When does an abuse of rights exist?
An abuse of rights exists when the formal exercise of a right contradicts the purpose of the right or the principles of good faith. Abuse may be assumed in particular when the right is used exclusively to harm another (harassment) or to obtain unreasonable advantages not sanctioned by the legislator. In such cases, § 242 BGB precludes the enforcement of the right, allowing the opposing party to raise an objection. In each case, a thorough assessment of all circumstances must be made. Abuse of rights is also given special consideration in company law, family law, and for formative rights.
Can a right that has been exercised be revoked or withdrawn?
Whether and to what extent a right that has been exercised may be revoked or withdrawn depends on the type of right in question: One-sided (unilateral) discretionary rights (e.g., cancellations, contestations, withdrawals) are generally irrevocable after they have been exercised, unless the law expressly provides otherwise or the parties have agreed to a right of withdrawal. In contrast, obligations requiring mutual consent (e.g., offers) can be revoked under certain conditions, such as prior to reaching the recipient (§ 130 BGB). For continuing rights, such as continuing obligations or relationships, the exercise (e.g., exercise of a special right of termination) may be repeated if the statutory requirements still apply.
What is the significance of good faith in the exercise of rights?

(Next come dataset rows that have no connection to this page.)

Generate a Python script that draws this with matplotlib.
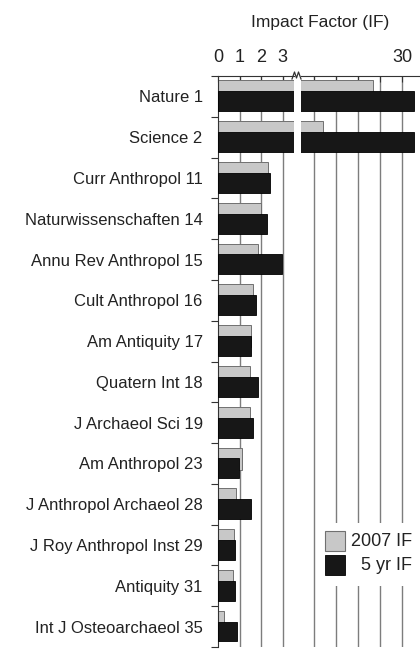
import matplotlib.pyplot as plt
import numpy as np
from matplotlib.patches import Rectangle
from matplotlib.lines import Line2D

plt.rcParams['font.family'] = ['Liberation Sans', 'DejaVu Sans']

JOURNALS = ["Nature 1", "Science 2", "Curr Anthropol 11", "Naturwissenschaften 14",
            "Annu Rev Anthropol 15", "Cult Anthropol 16", "Am Antiquity 17",
            "Quatern Int 18", "J Archaeol Sci 19", "Am Anthropol 23",
            "J Anthropol Archaeol 28", "J Roy Anthropol Inst 29", "Antiquity 31",
            "Int J Osteoarchaeol 35"]
IF_2007 = [23.4, 12.0, 2.32, 1.97, 1.87, 1.63, 1.54, 1.47, 1.47, 1.12, 0.84, 0.72, 0.69, 0.29]
IF_5YR = [32.7, 32.7, 2.43, 2.26, 2.97, 1.75, 1.55, 1.84, 1.63, 0.97, 1.55, 0.80, 0.77, 0.86]
LEFT_TICKS = [0, 1, 2, 3]
RIGHT_TICKS = [10, 15, 20, 25, 30]

GRAY = "#c8c8c8"
BLACK = "#171717"
TXT = "#222222"
GRID = "#7d7d7d"

W, H = 420, 649
fig = plt.figure(figsize=(W / 100, H / 100), dpi=100)

# two panels for the broken x axis (pixel positions from the reference)
top, bot = 1 - 76 / H, 1 - 647 / H
axL = fig.add_axes([218 / W, bot, (294 - 218) / W, top - bot])
axR = fig.add_axes([301 / W, bot, (W - 301) / W, top - bot])

y = np.arange(len(JOURNALS))
for ax in (axL, axR):
    ax.barh(y - 0.12, IF_2007, height=0.54, color=GRAY, edgecolor="#707070",
            linewidth=0.7, zorder=2)
    ax.barh(y + 0.12, IF_5YR, height=0.49, color=BLACK, edgecolor="#000000",
            linewidth=0.6, zorder=3)
    ax.set_ylim(len(JOURNALS) - 0.5, -0.5)
    ax.xaxis.tick_top()
    for s in ("bottom", "right"):
        ax.spines[s].set_visible(False)
    ax.spines["top"].set_color("#333333")
    ax.tick_params(axis="x", direction="in", length=4, color="#333333",
                   labelsize=13, labelcolor=TXT, pad=7)

axL.set_xlim(0, (294 - 218) / 21.6)
axL.set_xticks(LEFT_TICKS)
axL.set_xticklabels([str(t) for t in LEFT_TICKS])
for t in LEFT_TICKS[1:]:
    axL.axvline(t, color=GRID, lw=1, zorder=1)

axR.set_xlim(10 - 13 / 4.4, 30 + 18 / 4.4)
axR.set_xticks(RIGHT_TICKS)
axR.set_xticklabels(["" if t != 30 else "30" for t in RIGHT_TICKS])
for t in RIGHT_TICKS:
    axR.axvline(t, color=GRID, lw=1, zorder=1)
axR.spines["left"].set_visible(False)
axR.set_yticks([])

# y axis: tick marks between groups, labels at group centres
axL.spines["left"].set_color("#333333")
axL.set_yticks(np.arange(len(JOURNALS) + 1) - 0.5)
axL.set_yticklabels([])
axL.tick_params(axis="y", which="major", direction="out", length=5, color="#333333")
axL.set_yticks(y, minor=True)
axL.set_yticklabels(JOURNALS, minor=True)
axL.tick_params(axis="y", which="minor", length=0, pad=11, labelsize=12, labelcolor=TXT)

# break mark on the top axis
fig.add_artist(Line2D(np.array([292, 294.5, 296.5, 298.5, 301]) / W,
                      1 - np.array([79, 72, 78, 72, 79]) / H,
                      color="#333333", lw=0.9))

fig.text(320 / W, 1 - 22 / H, "Impact Factor (IF)", ha="center", va="center",
         fontsize=12.5, color=TXT)

# legend, drawn by hand so the labels are right-aligned
fig.add_artist(Rectangle((322 / W, 1 - 586 / H), 98 / W, 63 / H,
                         transform=fig.transFigure, facecolor="white",
                         edgecolor="none", zorder=5))
fig.add_artist(Rectangle((325 / W, 1 - 551 / H), 20 / W, 20 / H,
                         transform=fig.transFigure, facecolor=GRAY,
                         edgecolor="#707070", lw=0.8, zorder=6))
fig.add_artist(Rectangle((325 / W, 1 - 575 / H), 20 / W, 20 / H,
                         transform=fig.transFigure, facecolor=BLACK,
                         edgecolor="#000000", lw=0.6, zorder=6))
fig.text(412 / W, 1 - 541 / H, "2007 IF", ha="right", va="center",
         fontsize=13, color=TXT, zorder=7)
fig.text(412 / W, 1 - 565 / H, "5 yr IF", ha="right", va="center",
         fontsize=13, color=TXT, zorder=7)

fig.savefig("out.png", dpi=100)
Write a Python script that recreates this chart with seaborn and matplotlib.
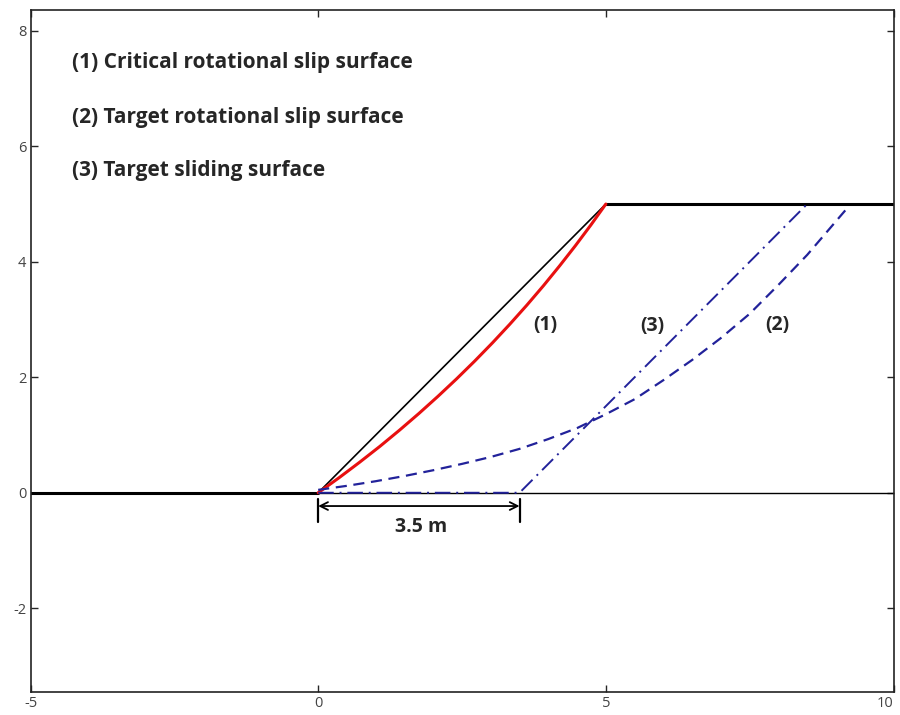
import matplotlib
matplotlib.use("Agg")
import matplotlib.pyplot as plt
import seaborn as sns

# slope geometry
ground_left_x = [-5, 0]
ground_left_y = [0, 0]
ground_toe_x = [0, 10]
ground_toe_y = [0, 0]
slope_x = [0, 5]
slope_y = [0, 5]
crest_x = [5, 10]
crest_y = [5, 5]

# (1) critical rotational slip surface
crit_x = [0, 0.364, 0.721, 1.072, 1.415, 1.752, 2.081, 2.404, 2.72,
          3.029, 3.331, 3.627, 3.915, 4.196, 4.471, 4.739, 5.0]
crit_y = [0, 0.261, 0.529, 0.803, 1.085, 1.374, 1.669, 1.971, 2.28,
          2.596, 2.919, 3.249, 3.585, 3.929, 4.279, 4.636, 5.0]

# (2) target rotational slip surface
rot_x = [0, 0.5, 1.0, 1.5, 2.0, 2.5, 3.0, 3.5, 4.0, 4.5, 5.0, 5.5, 6.0,
         6.5, 7.0, 7.5, 8.0, 8.5, 9.17]
rot_y = [0.05, 0.12, 0.20, 0.29, 0.39, 0.50, 0.62, 0.76, 0.93, 1.12, 1.36,
         1.62, 1.95, 2.30, 2.68, 3.10, 3.60, 4.12, 4.90]

# (3) target sliding surface
slide_x = [0, 3.5, 8.5]
slide_y = [0, 0, 5]

labels = ["(1) Critical rotational slip surface",
          "(2) Target rotational slip surface",
          "(3) Target sliding surface"]
label_y = [7.45, 6.49, 5.58]

curve_tags = ["(1)", "(3)", "(2)"]
tag_x = [3.95, 5.81, 7.98]
tag_y = [2.91, 2.89, 2.91]

sns.set_style("ticks")
plt.rcParams["font.family"] = ["Open Sans", "DejaVu Sans"]
plt.rcParams["axes.unicode_minus"] = False

fig = plt.figure(figsize=(9, 7.15), dpi=100)
ax = fig.add_axes([0.0339, 0.0322, 0.9589, 0.9538])

blue = "#22229a"
sns.lineplot(x=ground_left_x, y=ground_left_y, color="black", lw=2.2, ax=ax)
sns.lineplot(x=ground_toe_x, y=ground_toe_y, color="black", lw=1.0, ax=ax)
sns.lineplot(x=slope_x, y=slope_y, color="black", lw=1.2, ax=ax)
sns.lineplot(x=crest_x, y=crest_y, color="black", lw=2.2, ax=ax)
sns.lineplot(x=crit_x, y=crit_y, color="#e81010", lw=2.2, sort=False, ax=ax)
sns.lineplot(x=rot_x, y=rot_y, color=blue, lw=1.6, sort=False,
             linestyle=(0, (5, 3)), ax=ax)
sns.lineplot(x=slide_x, y=slide_y, color=blue, lw=1.4, sort=False,
             linestyle=(0, (8, 3, 1, 3)), ax=ax)

# dimension arrow 3.5 m
ax.annotate("", xy=(3.5, -0.23), xytext=(0, -0.23),
            arrowprops=dict(arrowstyle="<->", color="black", lw=1.3,
                            shrinkA=0, shrinkB=0, mutation_scale=14))
for xb in [0, 3.5]:
    ax.plot([xb, xb], [-0.1, -0.5], color="black", lw=1.6)
ax.text(1.79, -0.6, "3.5 m", ha="center", va="center",
        fontsize=14, fontweight="bold")

for t, yy in zip(labels, label_y):
    ax.text(-4.28, yy, t, ha="left", va="center", fontsize=15,
            fontweight="bold")
for t, xx, yy in zip(curve_tags, tag_x, tag_y):
    ax.text(xx, yy, t, ha="center", va="center", fontsize=14,
            fontweight="bold")

ax.set_xlim(-5, 10)
ax.set_ylim(-3.45, 8.36)
ax.set_xticks([-5, 0, 5, 10])
ax.set_yticks([-2, 0, 2, 4, 6, 8])
ax.tick_params(direction="in", length=5, width=1, top=True, right=True,
               labelsize=10.5, labelcolor="#444444", pad=3)
ax.get_xticklabels()[-1].set_ha("right")
for s in ax.spines.values():
    s.set_visible(True)
    s.set_linewidth(1.2)
    s.set_color("#222222")

fig.savefig("out.png", dpi=100)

The principle of good faith (§ 242 BGB under German law) permeates all of civil law and serves as a general limitation on all rights. Every exercise of rights must comply with this principle. In particular, exercise is prohibited when it is accompanied by recklessness, arbitrariness, or the intent to inflict harm. In addition, gaps or ambiguities in contracts and rights are regularly interpreted by recourse to good faith. Violations result in courts being able to prohibit or modify the exercise of rights in individual cases. Good faith also plays a decisive role in the creation, exercise, and extent of legal positions when enforcing claims, discretionary rights, or defensive rights.